Cape Town - Wet cement thrown at cars, tap-tap and drivers placing themselves at risk at known hot spots are just some of the new trends emerging which lead to hijackings and armed robberies on highways across the city.
Metro police spokesperson sergeant Ruth Solomons said the crime on the N2 and R300 was a growing concern.
“We are in meetings to discuss ways to make the highways safer. We constantly have officers patrolling there.
“While hijacking is an issue, robberies are a major concern.
“They obstruct the roadway and damage your car to get you to stop. They then proceed to rob the motorists.
“However, if the car is still drivable they will take the car,” said Solomons.
In a surprising twist, Mayco member for safety and security, JP Smith said about 90% of the accidents or incidents which occurred on the roads were self-inflicted.
Other methods include would-be robbers faking injury and throwing stones at passing cars in order to get drivers to stop and making it easier for them to pounce.
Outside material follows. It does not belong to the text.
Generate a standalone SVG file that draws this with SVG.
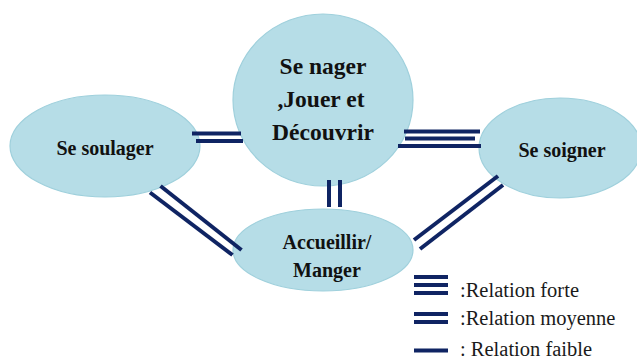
<svg xmlns="http://www.w3.org/2000/svg" width="637" height="360" viewBox="0 0 637 360">
<style>
.node{fill:#b6dde7;stroke:#9fd0dc;stroke-width:1.2}
.lbl{font-family:'Liberation Serif','DejaVu Serif',serif;font-weight:bold;font-size:20px;fill:#111;text-anchor:middle}
.big{font-size:23.5px}
.ln{stroke:#0f2463;stroke-width:4;fill:none}
.leg{font-family:'Liberation Serif','DejaVu Serif',serif;font-size:20.5px;fill:#1a1a1a}
</style>
<rect width="637" height="360" fill="#fff"/>
<g id="n-soulager">
<ellipse class="node" cx="105" cy="146" rx="95" ry="51"/>
<text class="lbl" x="105" y="155">Se soulager</text>
</g>
<g id="n-nager">
<ellipse class="node" cx="323" cy="100" rx="90" ry="86"/>
<text class="lbl big" x="323" y="74">Se nager</text>
<text class="lbl big" x="321" y="107">,Jouer et</text>
<text class="lbl big" x="323" y="140">Découvrir</text>
</g>
<g id="n-soigner">
<ellipse class="node" cx="560" cy="148" rx="81" ry="50"/>
<text class="lbl" x="562" y="157">Se soigner</text>
</g>
<g id="n-accueillir">
<ellipse class="node" cx="323" cy="250" rx="90" ry="41"/>
<text class="lbl" x="327" y="249">Accueillir/</text>
<text class="lbl" x="327" y="277">Manger</text>
</g>
<g id="connectors">
<line class="ln" x1="192" y1="133.5" x2="241" y2="133.5"/>
<line class="ln" x1="196" y1="141" x2="243" y2="141"/>
<line class="ln" x1="404" y1="131.5" x2="480" y2="131.5"/>
<line class="ln" x1="405" y1="138.5" x2="475" y2="138.5"/>
<line class="ln" x1="398" y1="146" x2="481" y2="146"/>
<line class="ln" x1="329" y1="180" x2="329" y2="207"/>
<line class="ln" x1="340" y1="180" x2="340" y2="207"/>
<line class="ln" x1="150" y1="192.5" x2="232.5" y2="255"/>
<line class="ln" x1="160.5" y1="186" x2="241.5" y2="250"/>
<line class="ln" x1="414" y1="240" x2="498" y2="176"/>
<line class="ln" x1="420" y1="249" x2="503" y2="185"/>
</g>
<g id="legend">
<line class="ln" x1="414" y1="277" x2="448" y2="277"/>
<line class="ln" x1="414" y1="285" x2="448" y2="285"/>
<line class="ln" x1="414" y1="293" x2="448" y2="293"/>
<line class="ln" x1="414" y1="314" x2="448" y2="314"/>
<line class="ln" x1="414" y1="322" x2="448" y2="322"/>
<line class="ln" x1="414" y1="350.5" x2="448" y2="350.5"/>
<text class="leg" x="460" y="297">:Relation forte</text>
<text class="leg" x="460" y="325">:Relation moyenne</text>
<text class="leg" x="460" y="356">: Relation faible</text>
</g>
</svg>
In a recent attempted hijacking incident, which caused a nationwide outcry on social media, a Centurion motorist had wet cement thrown onto his car causing him to stop.
“I would like to make everyone aware of what seems to be the new trend for hijacking. When I stopped to try to clear the windscreen there were six men that came out of nowhere started running towards the car, luckily for my safety, I was able to get away fast enough. Everyone be on the lookout and don’t stop if this happens to you. Keep going,” Schalk Jacobsz posted on Facebook.
The N2 and R300 have also been under the spotlight after 11 stonings and four armed robberies were reported to metro police over the past three months.
A warning about the tap-tap method used to hijack motorists has also been circulated on social media. In this method, perpetrators are said to drive behind a car and slightly bump the rear end of the car. This would send alarm bells off and motorists would usually get out of their car to assess the damage and in the process become a victim of a hijacking.
Metro police officers held 334 joint operations from April to June on the N1, N2, N7, R300, M9 and R102 highways to help reduce crime on the roads.
About five months ago metro police officers were shot and injured when they came to the aid of a motorist who drove over items placed on the road. The driver was also shot during this incident.
A month later, officers were again shot at and fortunately not injured when they came to the aid of a motorist that drove over debris placed in the roadway. Solomons said while patrolling the N2 and the R300 daily, officers have been removing concrete slabs, debris and tyres from the roadway.
Debris is used by criminals to cause serious accidents or damage to passing vehicles which leads to the drivers having to pull over to the side of the road and this creates an opportunity for motorists to be robbed with the intent to inflict grievous bodily harm that may be fatal.
“Officers have gone the extra mile by removing the items completely from the location to their bases to eliminate the opportunity for perpetrators to place it back in the roadway to commit crime,” said Solomons.
Between April and June 22 abandoned vehicles were found on the N2 and R300, some of which Solomons said were stolen.
Metro police have responded to 124 calls for help between April and June on the N2 and R300.
Charnel Hattingh, national marketing and communications manager, at Fidelity ADT said in the event of a hijacking, the first and golden rule is to not antagonise the hijackers.
“You need to show them you are not a threat. Raise your arms to show you have no weapon and will surrender.
“Use your left arm to undo your seatbelt and put your car in neutral.
Do not turn off your car, and get out slowly. Try and angle your body sideways so you are not facing a firearm head-on. Also, remember to protect your head with your arms,” said Hattingh.